Let the ring makes an angle $$\alpha$$ with the horizontal and the finger makes an angle $$\beta$$ with the vertical (see figure). The forces acting on the ring are its weight mg at the centre C, normal reaction N and the frictional force f at the contact point P. Resolve the forces in the horizontal and the vertical directions. The centre of mass C rotates with an angular velocity $$\omega$$₀ in a horizontal circle of radius (R $$-$$ r) cos$$\alpha$$ centred at O. Apply Newton's second law in the horizontal and the vertical directions to get

$$f\cos \beta - N\sin \beta - Mg = 0$$ ..... (1)

$$N\cos \beta + f\sin \beta = M\omega _0^2(R - r)\cos \alpha $$ .... (2)
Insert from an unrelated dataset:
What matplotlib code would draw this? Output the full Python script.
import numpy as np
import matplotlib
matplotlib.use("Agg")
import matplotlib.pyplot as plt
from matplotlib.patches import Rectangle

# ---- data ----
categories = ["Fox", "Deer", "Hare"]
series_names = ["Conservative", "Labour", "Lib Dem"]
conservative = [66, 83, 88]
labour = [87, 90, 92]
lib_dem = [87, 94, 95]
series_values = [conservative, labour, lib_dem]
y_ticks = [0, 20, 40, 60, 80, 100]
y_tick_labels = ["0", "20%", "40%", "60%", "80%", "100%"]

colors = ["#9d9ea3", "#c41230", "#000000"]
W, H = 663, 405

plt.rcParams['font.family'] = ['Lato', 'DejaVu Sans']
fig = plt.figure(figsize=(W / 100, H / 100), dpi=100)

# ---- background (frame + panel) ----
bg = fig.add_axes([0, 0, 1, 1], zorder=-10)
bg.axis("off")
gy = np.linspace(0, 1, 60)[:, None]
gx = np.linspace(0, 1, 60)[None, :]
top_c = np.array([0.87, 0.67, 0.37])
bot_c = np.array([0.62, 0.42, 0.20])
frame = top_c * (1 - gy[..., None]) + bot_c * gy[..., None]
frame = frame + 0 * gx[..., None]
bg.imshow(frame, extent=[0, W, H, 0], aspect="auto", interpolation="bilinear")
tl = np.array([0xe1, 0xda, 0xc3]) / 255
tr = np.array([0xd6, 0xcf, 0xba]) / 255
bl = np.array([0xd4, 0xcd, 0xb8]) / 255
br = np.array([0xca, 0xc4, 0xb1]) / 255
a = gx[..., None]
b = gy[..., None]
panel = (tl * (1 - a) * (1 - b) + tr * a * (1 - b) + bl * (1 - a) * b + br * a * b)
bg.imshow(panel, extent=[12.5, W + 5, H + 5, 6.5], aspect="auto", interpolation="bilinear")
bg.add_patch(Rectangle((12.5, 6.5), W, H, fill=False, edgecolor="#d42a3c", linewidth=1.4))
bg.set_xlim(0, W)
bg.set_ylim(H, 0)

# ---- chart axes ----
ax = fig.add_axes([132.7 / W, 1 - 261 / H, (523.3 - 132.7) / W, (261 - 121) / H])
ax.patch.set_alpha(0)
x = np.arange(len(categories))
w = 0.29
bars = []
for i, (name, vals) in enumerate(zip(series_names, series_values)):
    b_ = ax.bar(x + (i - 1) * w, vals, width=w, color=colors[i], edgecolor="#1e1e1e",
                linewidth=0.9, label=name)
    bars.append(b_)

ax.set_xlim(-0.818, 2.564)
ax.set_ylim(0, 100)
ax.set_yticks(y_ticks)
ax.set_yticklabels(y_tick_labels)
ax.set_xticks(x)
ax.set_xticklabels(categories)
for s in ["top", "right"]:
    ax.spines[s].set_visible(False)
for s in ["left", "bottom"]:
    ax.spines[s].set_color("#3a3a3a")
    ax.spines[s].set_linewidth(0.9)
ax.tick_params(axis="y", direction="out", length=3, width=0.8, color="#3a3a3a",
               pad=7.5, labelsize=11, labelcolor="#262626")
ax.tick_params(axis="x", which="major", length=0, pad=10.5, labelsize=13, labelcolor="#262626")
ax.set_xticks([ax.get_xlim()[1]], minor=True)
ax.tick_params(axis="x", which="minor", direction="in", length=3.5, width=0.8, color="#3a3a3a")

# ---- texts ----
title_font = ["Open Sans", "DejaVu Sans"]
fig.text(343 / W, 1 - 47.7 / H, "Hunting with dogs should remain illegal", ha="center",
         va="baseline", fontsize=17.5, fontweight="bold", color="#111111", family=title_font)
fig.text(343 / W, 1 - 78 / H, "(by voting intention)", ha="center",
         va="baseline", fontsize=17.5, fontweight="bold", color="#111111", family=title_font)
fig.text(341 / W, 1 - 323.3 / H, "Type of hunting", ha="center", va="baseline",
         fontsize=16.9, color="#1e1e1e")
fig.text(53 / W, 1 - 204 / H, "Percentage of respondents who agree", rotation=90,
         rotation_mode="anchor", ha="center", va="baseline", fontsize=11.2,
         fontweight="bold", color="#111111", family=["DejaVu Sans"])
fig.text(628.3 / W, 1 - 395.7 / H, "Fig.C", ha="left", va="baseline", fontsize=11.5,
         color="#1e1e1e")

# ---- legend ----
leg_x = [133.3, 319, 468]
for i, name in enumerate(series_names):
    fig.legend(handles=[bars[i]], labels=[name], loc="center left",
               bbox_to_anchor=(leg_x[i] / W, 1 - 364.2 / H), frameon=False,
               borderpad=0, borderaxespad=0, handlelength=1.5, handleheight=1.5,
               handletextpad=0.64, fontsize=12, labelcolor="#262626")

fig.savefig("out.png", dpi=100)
The minimum value of $$\omega$$₀ occurs when the frictional force attains its limiting value i.e.,

$$f = \mu N$$....... (3)

Eliminate f and N from equations (1) - (3) to get

$${\omega _{0,\,\min }} = {\left[ {{{(\cos \beta + \mu \sin \beta )g} \over {(\mu \cos \beta - \sin \beta )(R - r)\cos \alpha }}} \right]^{1/2}}$$

$$ \approx {\left[ {{g \over {\mu (R - r)}}} \right]^{1/2}}$$ ($$\because$$ $$\alpha$$ = 0 and $$\beta$$ = 0).